Premier long métrage de la réalisatrice franco-chinoise Yé Yé, le documentaire H6 nous entraine au sein de l’hôpital numéro 6 de Shanghai.  Durant 4 mois, Yé Yé a suivi, armée de sa caméra, des patients entourés par leur famille dont la maladie ou l’accident a bouleversé la vie. Défilent alors sur l’écran, une femme à l’agonie, un tétraplégique, une petite fille renversée par un bus, un homme avec le genou en vrac, une jeune fille accidentée...

Rien de très gai a priori. Pour autant ce documentaire est passionnant par ce qu’il dit de la société chinoise. En effet la réalisatrice nous décrit en immersion et avec une grande humanité, sans faire appel à de quelconques commentaires en voix off, un système nullement communiste où l’argent est roi. Pour de meilleurs soins, il faut avant tout payer : que ce soit une « aide-soignante » privée  dont on ne sait pas si elle soulage vraiment ses clients, le coiffeur « du secteur tertiaire » ou bien encore le chirurgien qui ne tentera l’opération de la dernière chance  que pour des sommes exorbitantes. L’alternative est alors une sorte de rebouteux peut-être efficace dans sa pratique mais en tout cas expéditif dans ses méthodes et dont le credo est « je ne vous oblige pas, payez le chirurgien si vous préférez ». Mais quand on vient de la campagne et que l’on n’a pas d’argent, a-t-on vraiment le choix ?

Passant dans son découpage de visages en gros plans trahissant la souffrance ou l’inquiétude à des plans d’ensemble de l’hôpital qui le rendent semblable à une usine, ce documentaire  nous fait prendre conscience des différences d’échelles dans la pratique de la médecine de la première puissance économique mondiale.  Préparation de médicaments et de perfusions à la chaine avec des procédés qui feraient bondir n’importe quel hygiéniste en France, images de salles d’attente que l’on croiraient extraites de reportages de halls d’embarquement lors d’une grève des contrôleurs aériens, tout semble démesuré.
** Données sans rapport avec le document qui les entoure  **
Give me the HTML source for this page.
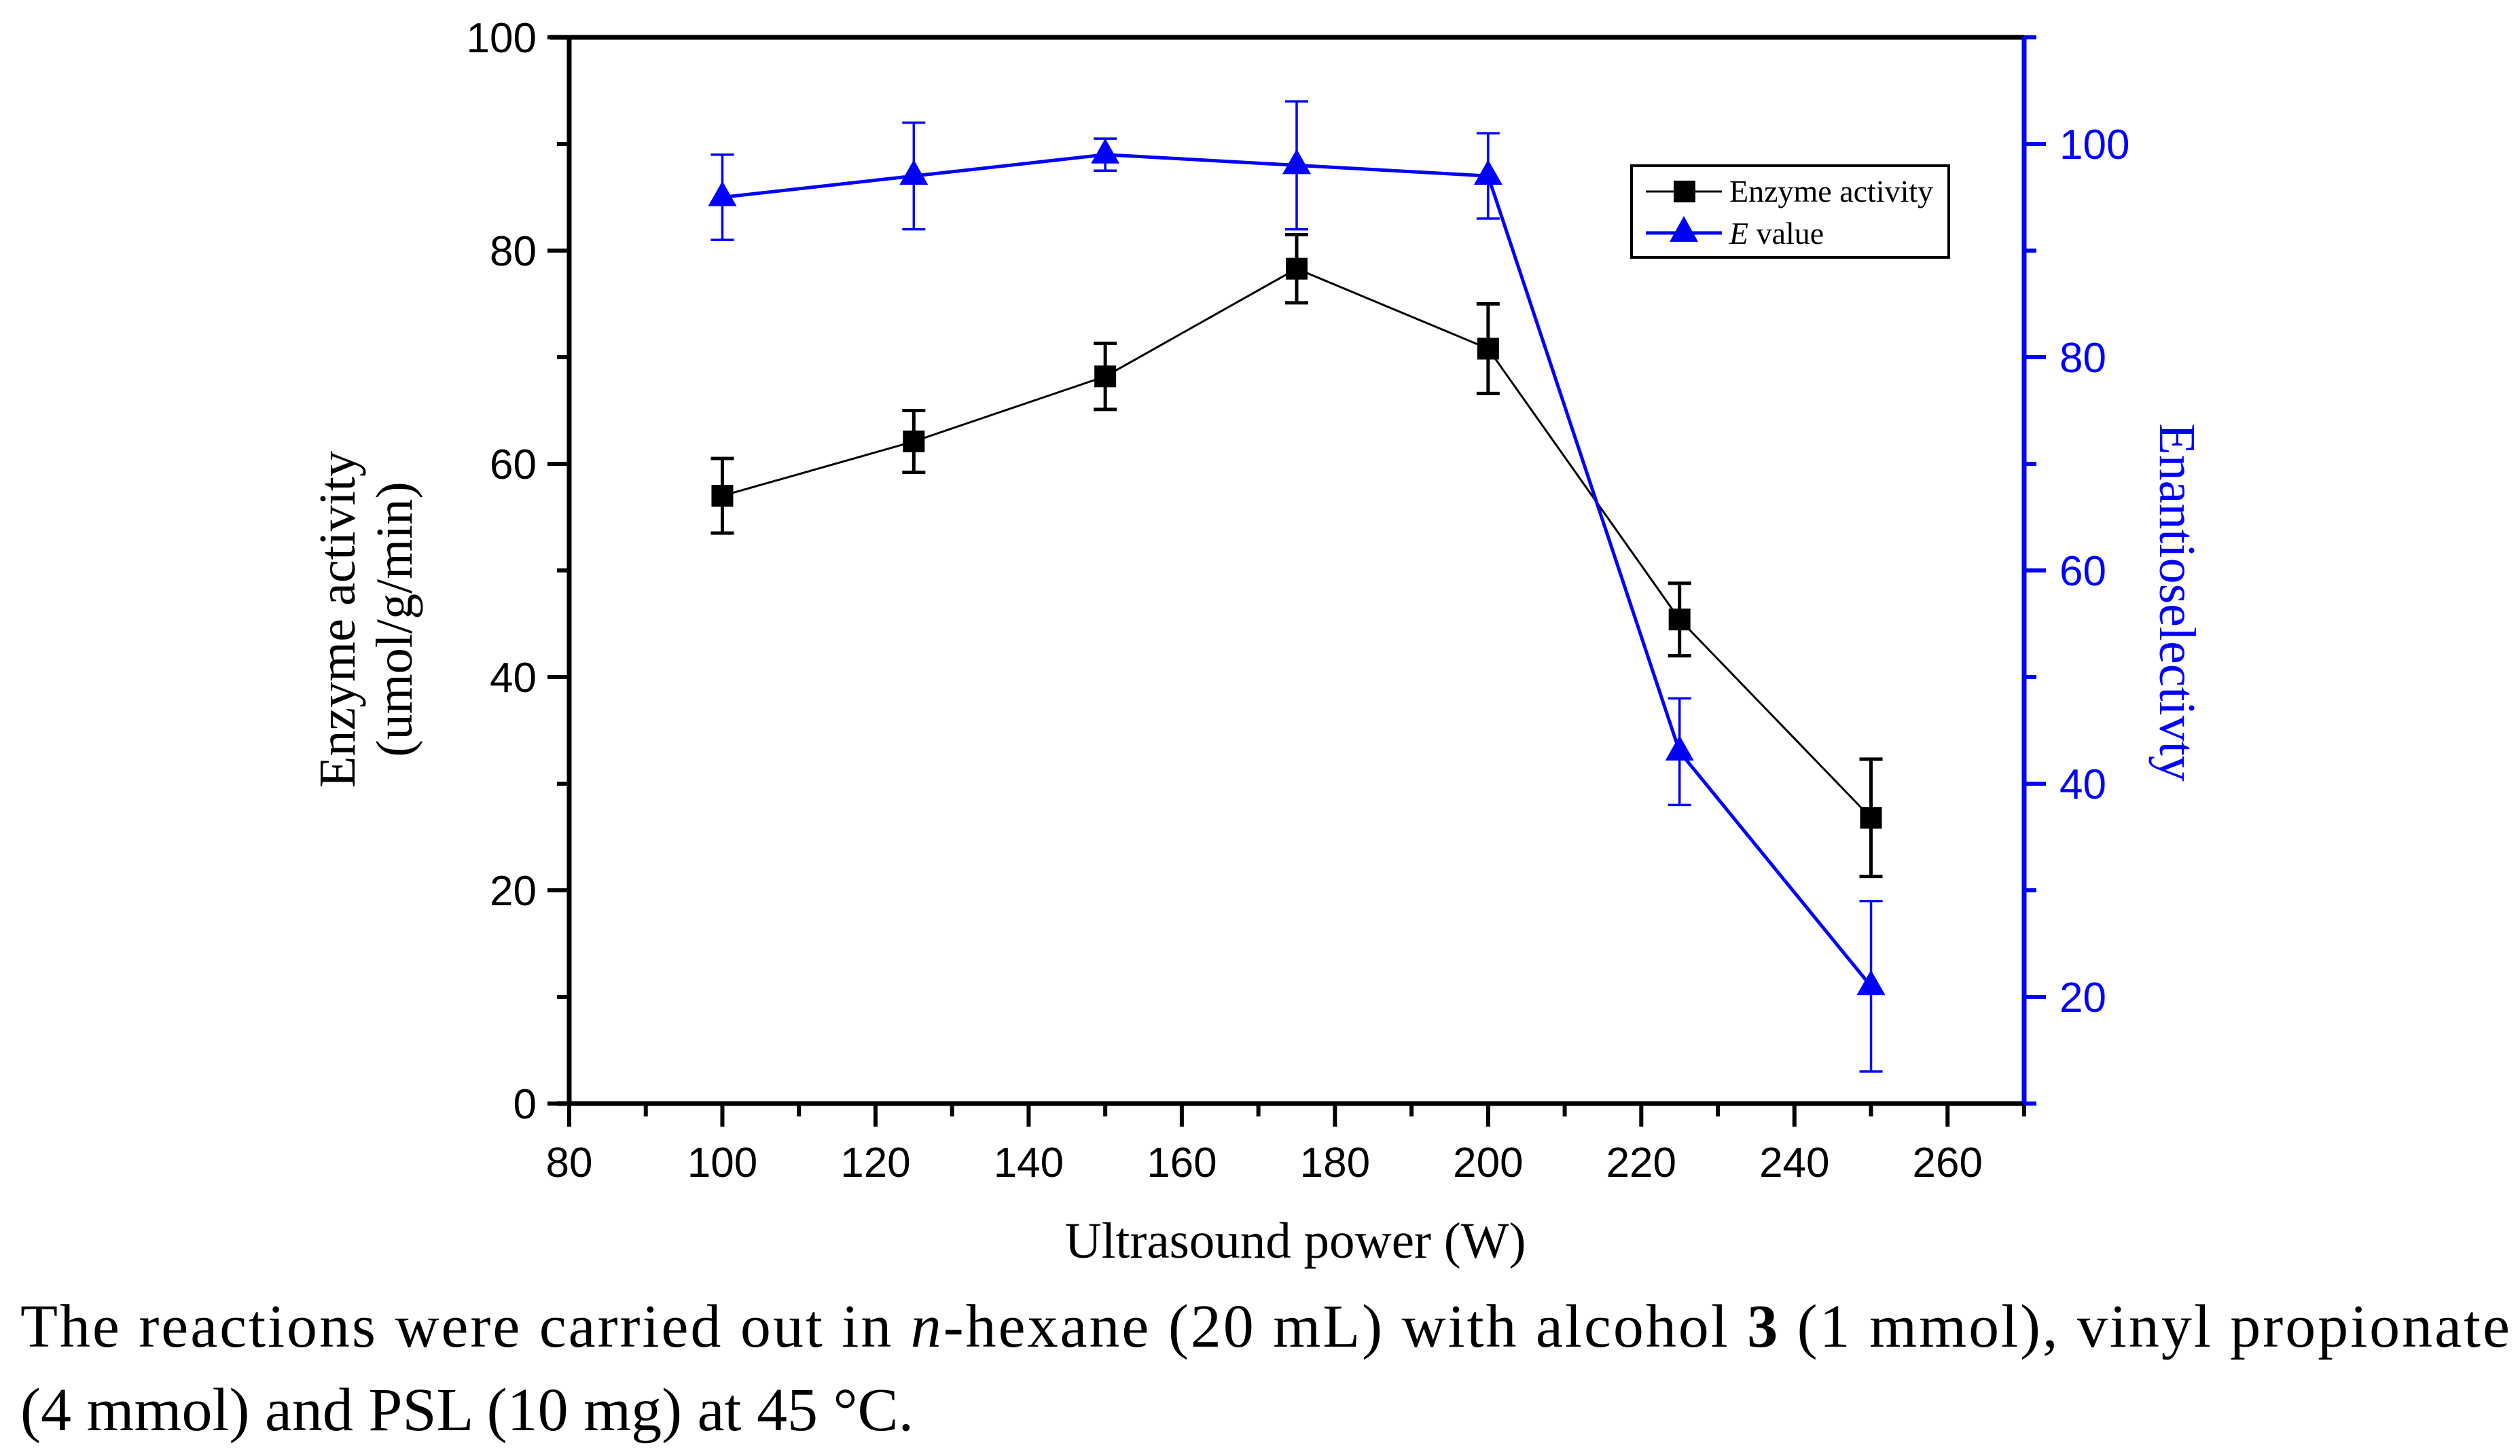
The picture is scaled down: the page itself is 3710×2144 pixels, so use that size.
<!DOCTYPE html>
<html><head><meta charset="utf-8"><style>
html,body{margin:0;padding:0;background:#fff;}
svg{display:block;}
.tk{font-family:"Liberation Sans",Arial,sans-serif;font-size:62px;}
.ser{font-family:"Liberation Serif","Times New Roman",serif;}
</style></head><body>
<svg id="chart" width="3710" height="2144" viewBox="0 0 3710 2144" xmlns="http://www.w3.org/2000/svg">
<g id="axes"></g>
<g id="series"></g>
<g>
  <rect x="2402" y="244" width="467" height="135" fill="#fff" stroke="#000" stroke-width="4"/>
  <line x1="2423" y1="282" x2="2535" y2="282" stroke="#000" stroke-width="3"/>
  <rect x="2464" y="266" width="32" height="32" fill="#000"/>
  <text x="2546" y="297" class="ser" font-size="46">Enzyme activity</text>
  <line x1="2423" y1="343" x2="2535" y2="343" stroke="#0000ff" stroke-width="5"/>
  <polygon points="2479,318 2500,356 2458,356" fill="#0000ff"/>
  <text x="2546" y="359" class="ser" font-size="46"><tspan font-style="italic">E</tspan> value</text>
</g>
<text x="1907" y="1852" class="ser" font-size="75" text-anchor="middle">Ultrasound power (W)</text>
<g transform="translate(522,912) rotate(-90)">
  <text x="0" y="0" class="ser" font-size="76" text-anchor="middle">Enzyme activity</text>
  <text x="0" y="84" class="ser" font-size="76" text-anchor="middle">(umol/g/min)</text>
</g>
<text transform="translate(3180,887) rotate(90)" class="ser" font-size="76" text-anchor="middle" fill="#0000ff">Enantioselectivty</text>
<text x="30" y="1983" class="ser" font-size="90" textLength="3665" lengthAdjust="spacing">The reactions were carried out in <tspan font-style="italic">n</tspan>-hexane (20 mL) with alcohol <tspan font-weight="bold">3</tspan> (1 mmol), vinyl propionate</text>
<text x="30" y="2106" class="ser" font-size="90">(4 mmol) and PSL (10 mg) at 45 °C.</text>
</svg>
<script>
const powers = [100,125,150,175,200,225,250];
const activity = [57,62.1,68.2,78.3,70.8,45.4,26.8];
const activityErr = [3.5,2.9,3.1,3.2,4.2,3.4,5.5];
const eValue = [95,97,99,98,97,43,21];
const eErr = [4,5,1.5,6,4,5,8];
const xTicks = [80,100,120,140,160,180,200,220,240,260];
const yLeftTicks = [0,20,40,60,80,100];
const yRightTicks = [20,40,60,80,100];

const L=838,R=2980,T=55,B=1625;
const X=v=>L+(v-80)*(R-L)/190;
const YL=v=>B-v*(B-T)/100;
const YR=v=>B-(v-10)*(B-T)/100;
const NS='http://www.w3.org/2000/svg';
function mk(parent,tag,attrs){const e=document.createElementNS(NS,tag);for(const k in attrs)e.setAttribute(k,attrs[k]);parent.appendChild(e);return e;}
const ax=document.getElementById('axes');
const se=document.getElementById('series');

let e;
e=mk(ax,'line',{x1:L-28,y1:T,x2:R,y2:T,stroke:'#000','stroke-width':7});


e=mk(ax,'line',{x1:L,y1:T,x2:L,y2:B,stroke:'#000','stroke-width':7});


e=mk(ax,'line',{x1:L-18,y1:B,x2:R,y2:B,stroke:'#000','stroke-width':7});


for(let v=80;v<=270;v+=10){
  const major=(v%20===0);
  mk(ax,'line',{x1:X(v),y1:B,x2:X(v),y2:B+(major?34:19),stroke:'#000','stroke-width':6});
}
xTicks.forEach(v=>{
  const t=mk(ax,'text',{x:X(v),y:B+108,'text-anchor':'middle',class:'tk'});
  t.textContent=v;
  
  
});
for(let v=0;v<=100;v+=10){
  const major=(v%20===0);
  mk(ax,'line',{x1:L,y1:YL(v),x2:L-(major?32:18),y2:YL(v),stroke:'#000','stroke-width':6});
}
yLeftTicks.forEach(v=>{
  const t=mk(ax,'text',{x:L-48,y:YL(v)+22,'text-anchor':'end',class:'tk'});
  t.textContent=v;
  
  
});
e=mk(ax,'line',{x1:R,y1:T,x2:R,y2:B,stroke:'#0000ff','stroke-width':7});


for(let v=10;v<=110;v+=10){
  const major=(v%20===0);
  mk(ax,'line',{x1:R,y1:YR(v),x2:R+(major?32:18),y2:YR(v),stroke:'#0000ff','stroke-width':6});
}
yRightTicks.forEach(v=>{
  const t=mk(ax,'text',{x:R+52,y:YR(v)+22,'text-anchor':'start',class:'tk',fill:'#0000ff'});
  t.textContent=v;
  
  
});

const blackPts=powers.map((p,i)=>X(p)+','+YL(activity[i])).join(' ');
e=mk(se,'polyline',{points:blackPts,fill:'none',stroke:'#000','stroke-width':3});


powers.forEach((p,i)=>{
  const x=X(p),y1=YL(activity[i]+activityErr[i]),y2=YL(activity[i]-activityErr[i]);
  const g=mk(se,'g',{stroke:'#000','stroke-width':5});
  
  
  mk(g,'line',{x1:x,y1:y1,x2:x,y2:y2});
  mk(g,'line',{x1:x-17,y1:y1,x2:x+17,y2:y1});
  mk(g,'line',{x1:x-17,y1:y2,x2:x+17,y2:y2});
  const r=mk(se,'rect',{x:x-16,y:YL(activity[i])-16,width:32,height:32,fill:'#000'});
  
  
});
const bluePts=powers.map((p,i)=>X(p)+','+YR(eValue[i])).join(' ');
e=mk(se,'polyline',{points:bluePts,fill:'none',stroke:'#0000ff','stroke-width':5});


powers.forEach((p,i)=>{
  const x=X(p),y=YR(eValue[i]),y1=YR(eValue[i]+eErr[i]),y2=YR(eValue[i]-eErr[i]);
  const g=mk(se,'g',{stroke:'#0000ff','stroke-width':3.5});
  
  
  mk(g,'line',{x1:x,y1:y1,x2:x,y2:y2});
  mk(g,'line',{x1:x-17,y1:y1,x2:x+17,y2:y1});
  mk(g,'line',{x1:x-17,y1:y2,x2:x+17,y2:y2});
  const tr=mk(se,'polygon',{points:`${x},${y-24} ${x+21},${y+13} ${x-21},${y+13}`,fill:'#0000ff'});
  
  
});
</script>
</body></html>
Une dilatation des espaces qui se retrouve également dans l’origine des patients. On pense à ces villageois qui ne pourront pas trouver assez d’argent pour les soins après avoir entrepris un périple de plusieurs jours pour se rendre à l’hôpital alors que les citadins auront plus de latitude quand il s’agira de faire un choix pour leur santé grâce à un niveau de vie supérieur.

Heureusement certaines personnalités égayent un peu le film, que ce soit le père de la jeune fille accidentée qui chante malgré la perte de sa femme ou bien cet homme qui pratique une gymnastique quotidienne avant de travailler. Dans son premier long métrage, Yé Yé a su relater sans faire de compromis et sans tomber dans le misérabilisme une situation dans laquelle l’humain ne résiste que par l’attachement aux liens familiaux et la tendresse que certains accordent à leurs proches malgré le peu de temps accordé pour les visites.

Au final ce documentaire montre que de toute évidence le dicton « il vaut mieux être riche et en bonne santé que pauvre et malade » s’applique parfaitement à la Chine contemporaine.